__WORK TO DO__:
Write out the opening lines of the data word for word, up to and including the line with "const totals = meValues.map((v, i)", and leave every picture and every later line out.

__COLLECTED DATA__:

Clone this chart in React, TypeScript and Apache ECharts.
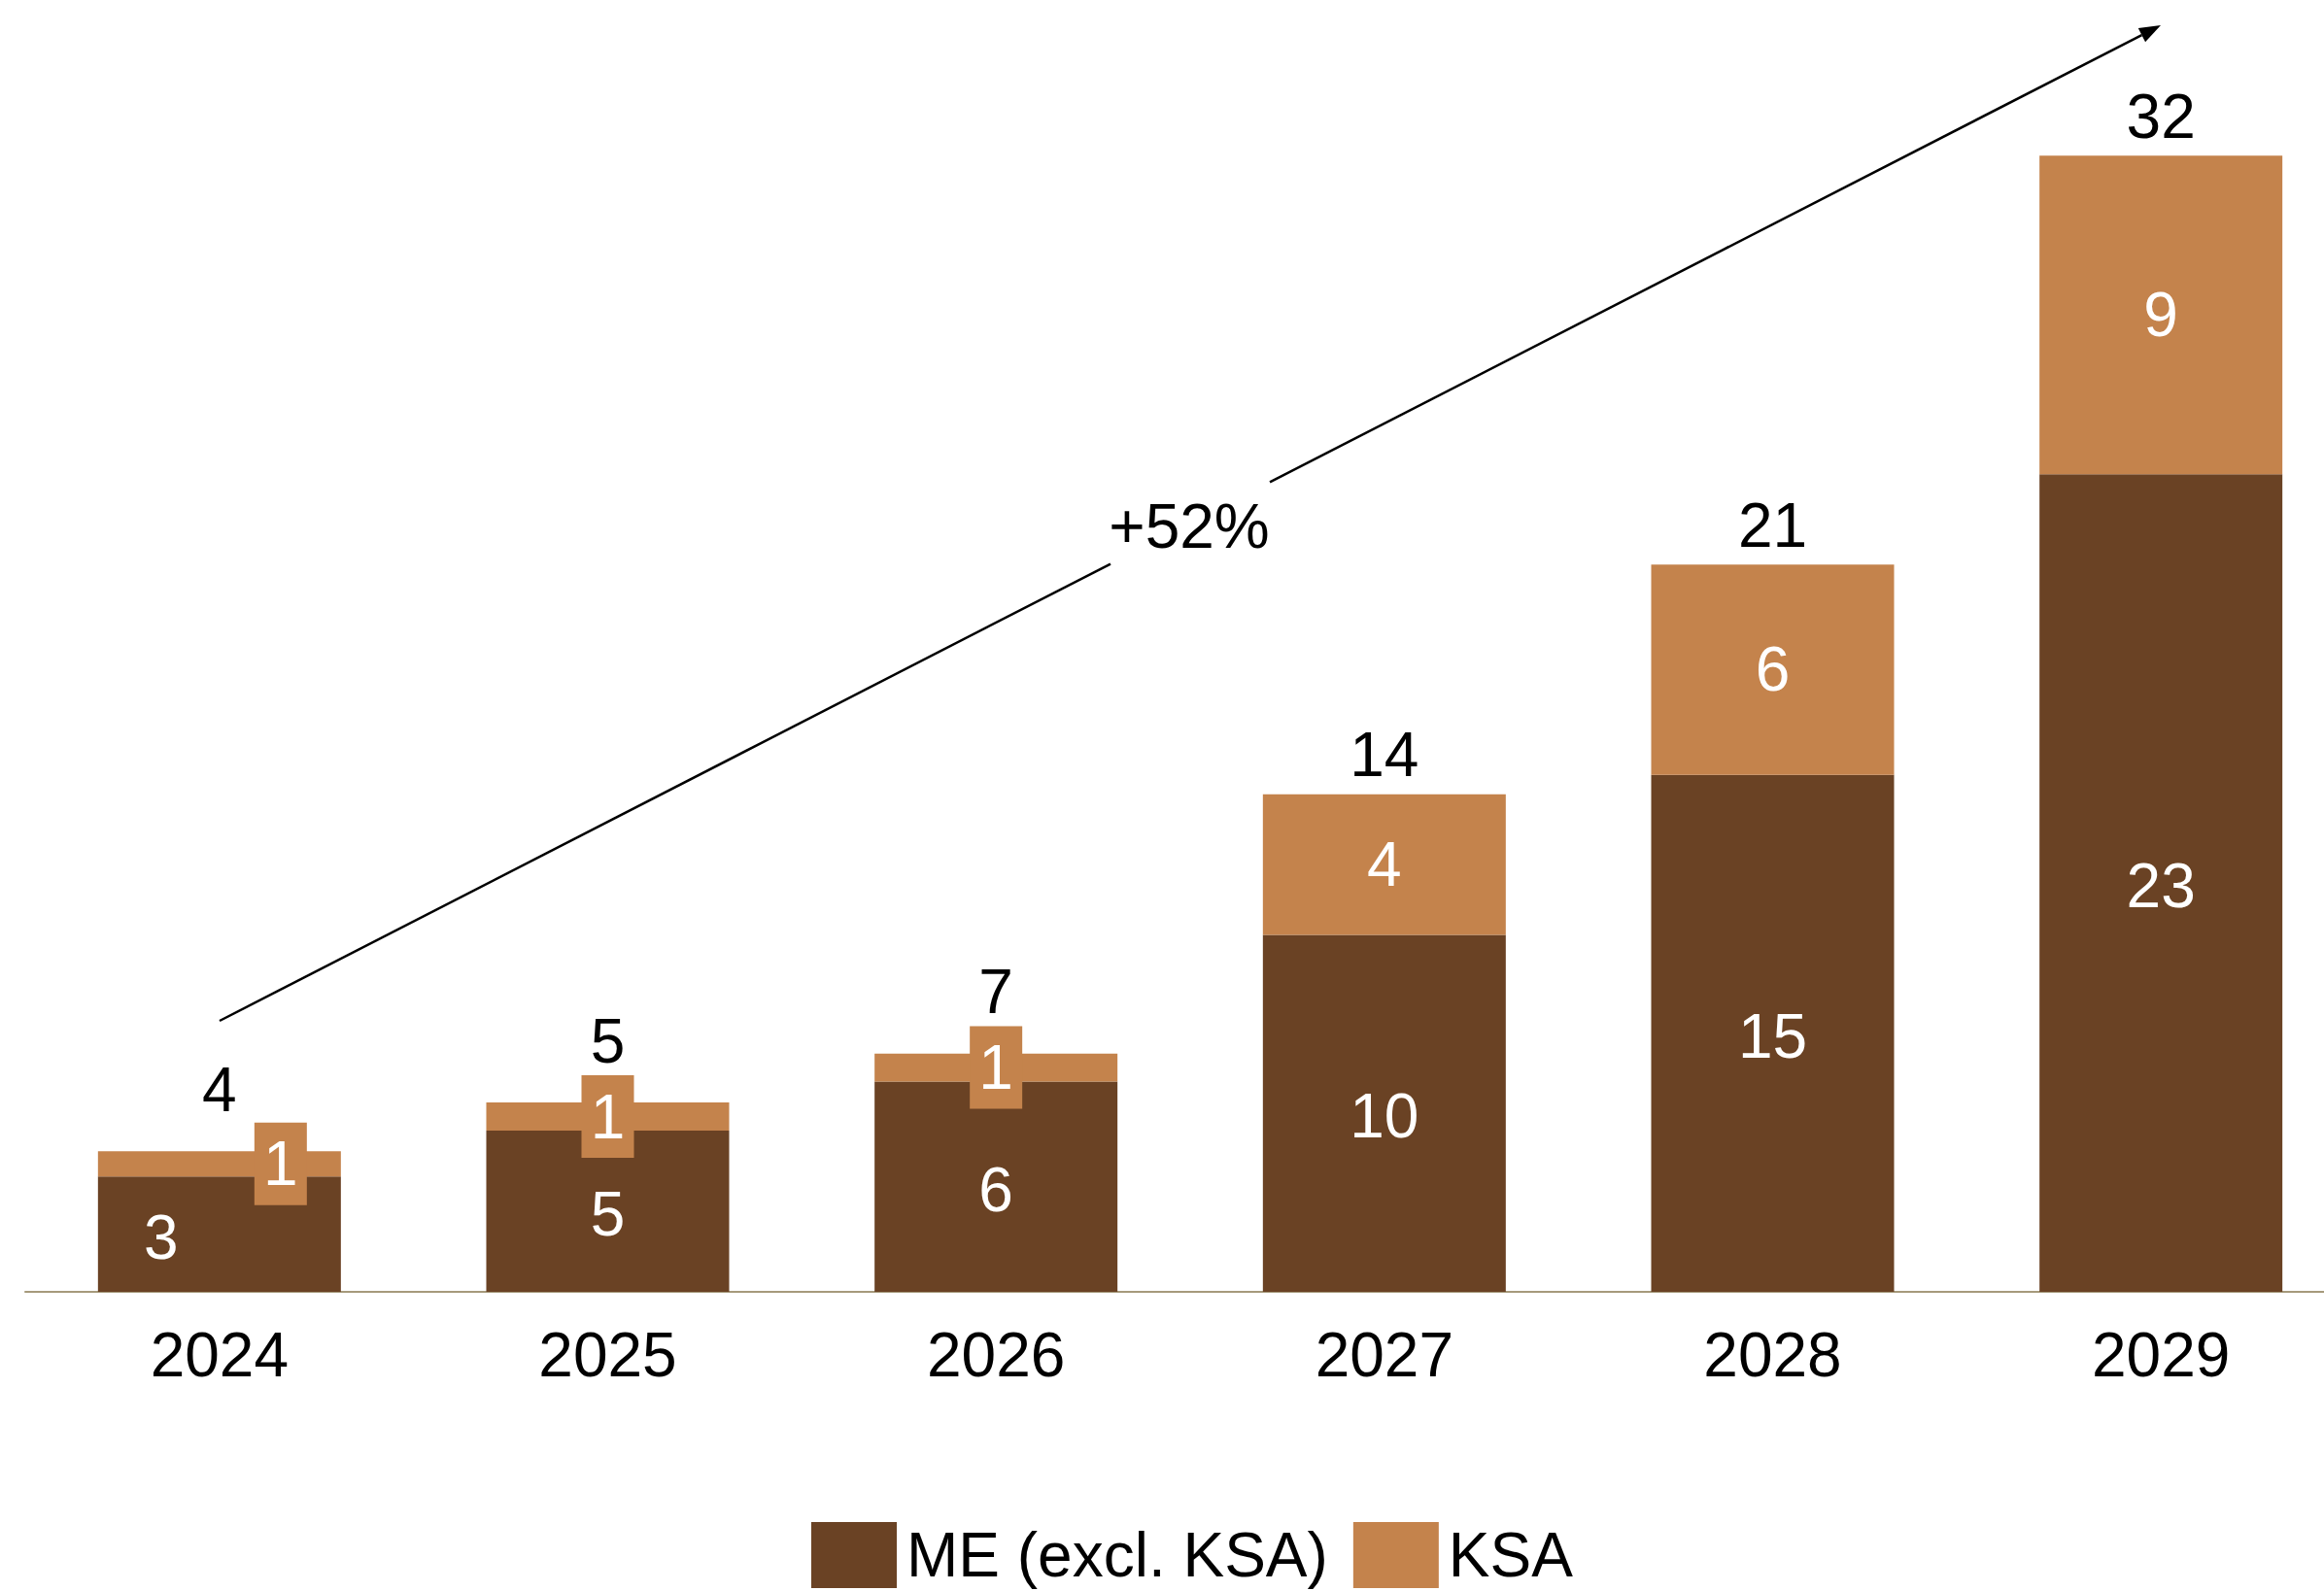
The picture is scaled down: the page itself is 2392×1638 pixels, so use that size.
import React, { useEffect, useRef } from "react";
import * as echarts from "echarts";

const categories = ["2024", "2025", "2026", "2027", "2028", "2029"];
const meValues = [3.25, 4.54, 5.92, 10.05, 14.56, 23.02];
const ksaValues = [0.71, 0.79, 0.79, 3.96, 5.92, 8.97];
const meLabels = ["3", "5", "6", "10", "15", "23"];
const ksaLabels = ["1", "1", "1", "4", "6", "9"];
const totalLabels = ["4", "5", "7", "14", "21", "32"];
const seriesNames = ["ME (excl. KSA)", "KSA"];
const cagrLabel = "+52%";

const ME_COLOR = "#6A4224";
const KSA_COLOR = "#C4834C";
const FONT = "'Liberation Sans', Arial, sans-serif";
const FS = 64;

export default function App() {
  const ref = useRef<HTMLDivElement>(null);
  useEffect(() => {
    if (!ref.current) return;
    const chart = echarts.init(ref.current, null, { renderer: "svg" });
    const totals = meValues.map((v, i) => v + ksaValues[i]);

    const meData = meValues.map((v, i) => ({
      value: v,
      label: {
        formatter: meLabels[i],
        offset: v < 4 ? [-60, 3] : [0, 3],
      },
    }));
    const ksaData = ksaValues.map((v, i) => {
      const small = v < 1.5;
      return {
        value: v,
        label: small
          ? {
              formatter: ksaLabels[i],
              backgroundColor: KSA_COLOR,
              width: 54,
              height: 85,
              lineHeight: 85,
              align: "center",
              verticalAlign: "middle",
              offset: meValues[i] < 4 ? [63, 0] : [0, 0],
            }
          : { formatter: ksaLabels[i] },
      };
    });
    const totalData = totals.map((t, i) => ({
      value: [i, t],
      label: {
        formatter: totalLabels[i],
        distance: ksaValues[i] < 1.5 ? 31 : 8,
      },
    }));

    // arrow geometry (annotation)
    const start = [226, 1051];
    const tip = [2224, 26];
    const dx = tip[0] - start[0];
    const dy = tip[1] - start[1];
    const len = Math.sqrt(dx * dx + dy * dy);
    const ux = dx / len;
    const uy = dy / len;
    const headLen = 22;
    const headHalf = 8;
    const base = [tip[0] - headLen * ux, tip[1] - headLen * uy];
    const px = -uy * headHalf;
    const py = ux * headHalf;
    const yAt = (x: number) => start[1] + (dy / dx) * (x - start[0]);
    const gapA = 1143;
    const gapB = 1307;

    chart.setOption({
      animation: false,
      grid: { left: 26, width: 2398, top: 160, height: 1170 },
      xAxis: {
        type: "category",
        data: categories,
        axisLine: { show: true, lineStyle: { color: "#A69A7C", width: 2 } },
        axisTick: { show: false },
        axisLabel: { color: "#000", fontSize: FS, fontFamily: FONT, margin: 33 },
        splitLine: { show: false },
      },
      yAxis: { type: "value", min: 0, max: 32, show: false, splitLine: { show: false } },
      legend: {
        data: seriesNames,
        left: 830,
        top: 1562,
        itemWidth: 88,
        itemHeight: 68,
        itemGap: 26,
        icon: "rect",
        selectedMode: false,
        textStyle: { color: "#000", fontSize: FS, fontFamily: FONT, padding: [0, 0, 0, 5] },
      },
      series: [
        {
          name: seriesNames[0],
          type: "bar",
          stack: "total",
          barWidth: 250,
          itemStyle: { color: ME_COLOR },
          label: { show: true, position: "inside", color: "#fff", fontSize: FS, fontFamily: FONT },
          data: meData,
          silent: true,
        },
        {
          name: seriesNames[1],
          type: "bar",
          stack: "total",
          barWidth: 250,
          itemStyle: { color: KSA_COLOR },
          label: { show: true, position: "inside", color: "#fff", fontSize: FS, fontFamily: FONT },
          data: ksaData,
          silent: true,
        },
        {
          name: "Total",
          type: "scatter",
          symbolSize: 1,
          itemStyle: { color: "rgba(0,0,0,0)", opacity: 1 },
          label: {
            show: true,
            position: "top",
            color: "#000000",
            textBorderWidth: 0,
            fontSize: FS,
            fontFamily: FONT,
          },
          data: totalData,
          silent: true,
          z: 5,
        },
      ],
      graphic: [
        {
          type: "line",
          shape: { x1: start[0], y1: start[1], x2: gapA, y2: yAt(gapA) },
          style: { stroke: "#000", lineWidth: 2.5 },
        },
        {
          type: "line",
          shape: { x1: gapB, y1: yAt(gapB), x2: base[0], y2: base[1] },
          style: { stroke: "#000", lineWidth: 2.5 },
        },
        {
          type: "polygon",
          shape: {
            points: [
              [tip[0], tip[1]],
              [base[0] + px, base[1] + py],
              [base[0] - px, base[1] - py],
            ],
          },
          style: { fill: "#000" },
        },
        {
          type: "text",
          x: 1224,
          y: 542,
          style: {
            text: cagrLabel,
            fill: "#000",
            fontSize: FS,
            fontFamily: FONT,
            align: "center",
            verticalAlign: "middle",
          },
        },
      ],
    });
    return () => chart.dispose();
  }, []);
  return (
    <div
      style={{
        position: "absolute",
        left: 0,
        top: 0,
        width: 2392,
        height: 1638,
        overflow: "hidden",
      }}
    >
      <div ref={ref} style={{ width: 2430, height: 1638 }} />
    </div>
  );
}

__FINISHED EXERCISE__:
Clone this chart in React, TypeScript and Apache ECharts.
The picture is scaled down: the page itself is 2392×1638 pixels, so use that size.
import React, { useEffect, useRef } from "react";
import * as echarts from "echarts";

const categories = ["2024", "2025", "2026", "2027", "2028", "2029"];
const meValues = [3.25, 4.54, 5.92, 10.05, 14.56, 23.02];
const ksaValues = [0.71, 0.79, 0.79, 3.96, 5.92, 8.97];
const meLabels = ["3", "5", "6", "10", "15", "23"];
const ksaLabels = ["1", "1", "1", "4", "6", "9"];
const totalLabels = ["4", "5", "7", "14", "21", "32"];
const seriesNames = ["ME (excl. KSA)", "KSA"];
const cagrLabel = "+52%";

const ME_COLOR = "#6A4224";
const KSA_COLOR = "#C4834C";
const FONT = "'Liberation Sans', Arial, sans-serif";
const FS = 64;

export default function App() {
  const ref = useRef<HTMLDivElement>(null);
  useEffect(() => {
    if (!ref.current) return;
    const chart = echarts.init(ref.current, null, { renderer: "svg" });
    const totals = meValues.map((v, i) => v + ksaValues[i]);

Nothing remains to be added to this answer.